You have been given a Nuu-chah-nulth name, Uupiihaa. How and why were you given this Nuu-chah-nulth name?
It is the greatest honor I’ve ever received. The ceremony was conducted in front of 100 people. It means “man who has done a great deal”. I helped produce many documents regarding land and water history, and Aboriginal title land rights for northern Nuu-chah-nulth Nations. I think my ability to be tolerant, listen, and handle whatever comes up made me useful to the Tribes I worked with.
I also helped convince the Nuu-chah-nulth First Nations to take the Canadian government to court by making them realize how much solid evidence they had on their land and water rights that satisfied requirements for European-style courts.

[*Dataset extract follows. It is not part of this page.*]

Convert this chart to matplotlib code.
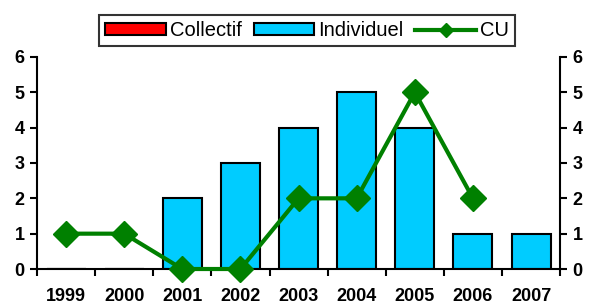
import numpy as np
import matplotlib.pyplot as plt
from matplotlib.lines import Line2D

years = ["1999", "2000", "2001", "2002", "2003", "2004", "2005", "2006", "2007"]
collectif = [0, 0, 0, 0, 0, 0, 0, 0, 0]
individuel = [0, 0, 2, 3, 4, 5, 4, 1, 1]
cu = [1, 1, 0, 0, 2, 2, 5, 2, np.nan]

plt.rcParams['font.family'] = ['Liberation Sans', 'DejaVu Sans']

fig = plt.figure(figsize=(5.89, 3.08), dpi=100)
ax = fig.add_axes([0.0628, 0.1266, 0.951 - 0.0628, 0.815 - 0.1266])

x = np.arange(len(years))
b1 = ax.bar(x, collectif, width=0.67, color="#ff0000", edgecolor="black", linewidth=1.5)
b2 = ax.bar(x, individuel, width=0.67, color="#00ccff", edgecolor="black", linewidth=1.5)
ax.plot(x, cu, color="#008000", lw=3, marker="D", ms=13, clip_on=False, zorder=5)

ax.set_xlim(-0.5, len(years) - 0.5)
ax.set_ylim(0, 6)
ax.set_yticks(range(7))
ax.set_xticks(x)
ax.set_xticklabels(years, fontsize=13, fontweight="bold")
ax.set_xticks(np.arange(-0.5, len(years)), minor=True)
ax.tick_params(axis="x", which="major", length=0, pad=14)
ax.tick_params(axis="x", which="minor", length=5, width=1.5, direction="out")
ax.tick_params(axis="y", length=5, width=1.5, labelsize=13, left=True, right=True,
               labelleft=True, labelright=True, pad=4)
for lab in ax.get_yticklabels():
    lab.set_fontweight("bold")
ax.spines["top"].set_visible(False)
for s in ["left", "right", "bottom"]:
    ax.spines[s].set_linewidth(1.5)

cu_handle = Line2D([], [], color="#008000", lw=3, marker="D", ms=7)
leg = fig.legend([b1, b2, cu_handle], ["Collectif", "Individuel", "CU"],
                 loc="center", bbox_to_anchor=(0.521, 0.9), ncol=3, fontsize=14.5,
                 frameon=True, fancybox=False, edgecolor="black", handlelength=3.0,
                 handleheight=0.55, handletextpad=0.2, columnspacing=0.6, borderpad=0.3)
leg.get_frame().set_linewidth(1.5)

fig.savefig("out.png", dpi=100)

Everyone knows they have the rights, but the Canadian government denies it.
Canada has seen an uptick in highly publicized disputes between Indigenous peoples and the Canadian government. How does your work within Uu-a-thłuk relate to environmental justice?
First Nations’ constitutional rights (whether recognized by the government or not) and governance practices are far superior to our Canadian laws and environmental regulations. Even more so in the last 25 years, Canadian environmental laws and regulations have been geared towards enabling development rather than protection. A lot of regulations around lobbying are archaic and run by logging barons, and the government is their lapdog. First Nations can prove or have proved their rights to make substantial changes. Their rights are really rooted in the foundations of the cultures, rooted in their Creator and the earth, whereas Canada’s comes from the Church and the Crown.
Messaging exists that causes people to think that destroying the earth is the right thing to do. First Nations have the ability to stop the government in cases where other citizens cannot. Well, maybe not stop, but they can make positive changes where it otherwise wouldn’t happen. Unfortunately, First Nations have far too many fires to fight. In Canada, the Crown controls marine areas, and Aboriginal water title claims are not yet fully claimed. It is a dense process to litigate in practice, but it can be used as a last resort to stop a large development.
What has been the most enriching aspect of your job?
You are making me tear up! Going down to the dock and seeing all of the families fishing together, getting together at the docks and selling all their fish; that is the best part of my job. It is amazing to go down and see all of these people get together in the morning in an open boat, catching fish and unloading, looking at what everyone caught and having a good time. These cultures and cultural practices were once taken away and systematically removed by the Canadian government.
After years and years of work, the rights of the Nuu-chah-nulth First Nations were finally recognized and implemented to the tone of the law by the Department of Fisheries and Oceans. We know that the rights had always been there, but we had to go through a long period of fighting it out in the court system, for over 10 years.
Now that those rights are recognized and being implemented, the Nuu-chah-nulth First Nations have been able to start building their own economy. It is the culmination of a lot of work, encouragement, and effort by a lot of people. We are starting to see what it actually meant in the end. It comes from persistence, from a lot of people putting a huge amount of effort in to restore a small piece of what was rightfully theirs.